• Michael Jackson et les panégyristes

    Je me souviens, à l'époque, je travaillais pour une radio libre parisienne.

    Je me souviens, en ce temps-là, il était de bon ton chez les mélomanes avertis, ceux-là mêmes qui s'extasient aujourd'hui, et chez les autres aussi, d'ailleurs, de mépriser Michael Jackson, cette daube commerciale, dixit, pour s'adonner inconditionnellement à Prince. Kiss.

    Je travaillais donc pour une radio parisienne et nos spécialistes rock maison, qui s'étaient battus avec acharnement pour savoir qui couvrirait le concert du grand Prince, avaient du tirer au sort pour décider lequel d'entre eux se dévouerait pour celui de Michael Jackson.

    Le sort tomba sur le plus jeune, qui, la mort dans l'âme, traîna les pieds jusqu'au Parc des Princes. Berk.
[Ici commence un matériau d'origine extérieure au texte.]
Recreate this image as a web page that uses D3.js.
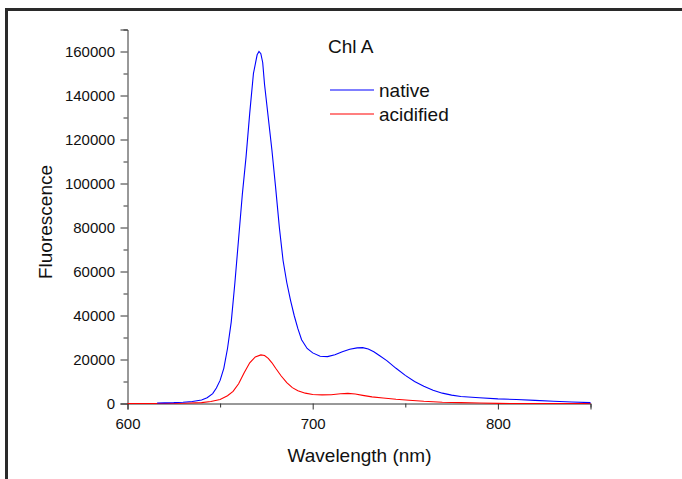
<!DOCTYPE html>
<html><head><meta charset="utf-8">
<script src="https://cdn.jsdelivr.net/npm/d3@7"></script>
<style>body{margin:0;background:#fff}svg{display:block}text{font-family:"Liberation Sans",Arial,sans-serif;fill:#111}</style>
</head><body>
<svg id="c" width="682" height="479"></svg>
<script>
const nativeWl = [616,620,625,630,635,640,643,646,648,650,652,654,656,658,660,662,664,666,668,670,671,672,673,674,676,678,680,682,684,686,688,690,692,694,697,700,704,708,712,716,720,724,727,730,733,736,740,745,750,755,760,765,770,775,780,790,800,810,820,830,840,850];
const nativeVal = [200,300,400,600,900,1600,2600,4500,7000,10500,16000,25000,37000,55000,75000,95000,112000,132000,150000,158500,160000,159000,155000,145000,130000,115000,98000,80000,65000,55000,47000,40000,34000,29000,25000,23000,21500,21300,22200,23500,24700,25300,25400,24800,23500,21800,19500,16000,12800,10000,7800,6000,4700,3800,3200,2600,2100,1800,1400,1000,700,400];
const acidWl = [600,620,630,640,645,650,654,657,660,663,666,669,672,674,676,678,680,683,686,689,692,696,700,705,710,715,719,723,727,732,738,745,752,760,770,780,790,800,810,850];
const acidVal = [0,0,100,400,900,1800,3500,5500,9000,14000,18500,21200,22100,21800,20500,18500,16000,12500,9500,7200,5800,4700,4100,3900,4000,4400,4600,4300,3700,3000,2500,1900,1500,1000,600,400,200,50,0,0];
const xMajor = [600,700,800];
const xMinor = [650,750,850];
const yMajor = [0,20000,40000,60000,80000,100000,120000,140000,160000];
const yMinor = [10000,30000,50000,70000,90000,110000,130000,150000,170000];
const seriesNames = ["native","acidified"];
const seriesColors = ["#0000ff","#ff0000"];
const chartTitle = "Chl A";

const svg = d3.select("#c");
// frame
svg.append("path").attr("d","M6.5,479 L6.5,9.5 L682,9.5").attr("fill","none").attr("stroke","#2a2a2a").attr("stroke-width",3);

const x = d3.scaleLinear().domain([600,850]).range([127.5,590.5]);
const y = d3.scaleLinear().domain([0,170000]).range([403.5,29.5]);

const axisColor = "#333";
const gx = svg.append("g").attr("transform","translate(0,403.5)");
gx.call(d3.axisBottom(x).tickValues(xMajor).tickSize(6).tickPadding(4).tickFormat(d3.format("d")));
const gxm = gx.append("g").call(d3.axisBottom(x).tickValues(xMinor).tickSize(4).tickFormat(""));
gxm.select(".domain").remove();
const gy = svg.append("g").attr("transform","translate(127.5,0)");
gy.call(d3.axisLeft(y).tickValues(yMajor).tickSize(7).tickPadding(4).tickFormat(d3.format("d")));
const gym = gy.append("g").call(d3.axisLeft(y).tickValues(yMinor).tickSize(4).tickFormat(""));
gym.select(".domain").remove();
svg.selectAll(".domain").attr("stroke",axisColor);
svg.selectAll(".tick line").attr("stroke",axisColor);
svg.selectAll(".tick text").attr("font-size",15).attr("font-family","Liberation Sans, Arial, sans-serif").attr("fill","#111");
gy.selectAll("g.tick text").attr("x",-12.5);
gx.selectAll("g.tick text").attr("y",25).attr("dy",0);

const line = d3.line().x(d=>x(d[0])).y(d=>y(d[1]));
const acid = acidWl.map((w,i)=>[w,acidVal[i]]);
const nat = nativeWl.map((w,i)=>[w,nativeVal[i]]);
svg.append("path").datum(acid).attr("d",line).attr("fill","none").attr("stroke",seriesColors[1]).attr("stroke-width",1.1);
svg.append("path").datum(nat).attr("d",line).attr("fill","none").attr("stroke",seriesColors[0]).attr("stroke-width",1.1);

// titles
svg.append("text").attr("x",359.5).attr("y",461.5).attr("text-anchor","middle").attr("font-size",19).text("Wavelength (nm)");
svg.append("text").attr("transform","translate(52,222) rotate(-90)").attr("text-anchor","middle").attr("font-size",19).text("Fluorescence");
svg.append("text").attr("x",328).attr("y",52.5).attr("font-size",19).text(chartTitle);

// legend
const legY = [90,114];
seriesNames.forEach((n,i)=>{
  svg.append("line").attr("x1",330).attr("x2",374).attr("y1",legY[i]).attr("y2",legY[i]).attr("stroke",seriesColors[i]).attr("stroke-width",1.1);
  svg.append("text").attr("x",379).attr("y",legY[i]+6.5).attr("font-size",19).text(n);
});
</script>
</body></html>
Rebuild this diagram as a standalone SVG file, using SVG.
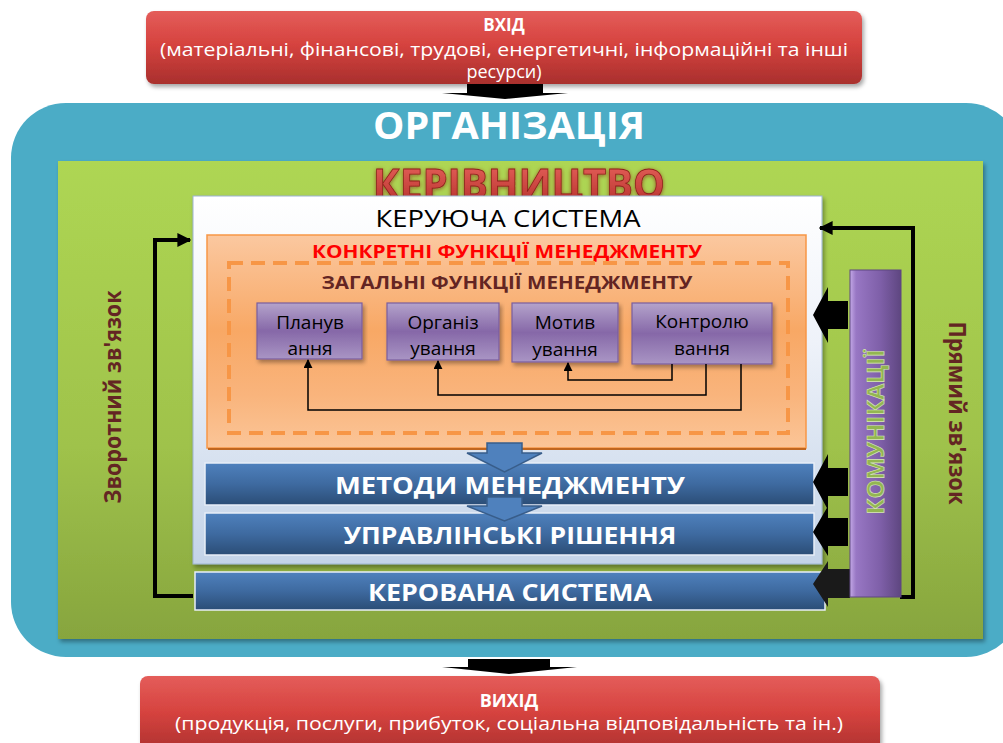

    C'était il y a 19 ans, presque jour pour jour. Je revis le martyr le lendemain.

    - Alors ?

    Sourire extatique. Vous me croirez ou non, mais mon pote le rocker était transfiguré.

    - Alors, ce mec, c'est Peter Pan.

    - Quoi ?

    - Peter Pan, je te dis. Il vole. Ses pieds ne touchent pas le sol. Il est tout petit et tu ne vois que lui. Il envahit la scène. C'est de la magie.

    - Tu as pris quelque chose ?

    - Avec ce mec-là, même pas besoin. Un lutin, je te dis. Un lutin.

    Le jour où mes enfants m'ont demandé si je connaissais Michael Jackson, parce que de sombres histoires circulaient sur son compte, je leur ai dit que tout ce que je savais vraiment sur ce personnage, c'était ce que je viens de raconter ici. L'histoire d'un type qui savait voler. Cela seul est vrai.

    Le reste, je me refuse à commenter parce que je ne comprends pas cette incompréhensible folie qui l'entourait. Celle inconsciente des parents qui envoyaient leurs gosses dormir chez lui. Celle criminelle des médecins qui avaient oublié leurs hypocrites serments. Celle injuste de tous ceux qui firent semblant d'oublier combien difficile il est d'être noir en hiver.

    Comme celle, indécente, de tous les panégyristes du jour qui se délectent sans vergogne de ce miel qui aujourd'hui pas plus qu'hier n'assura les plumes d'Icare.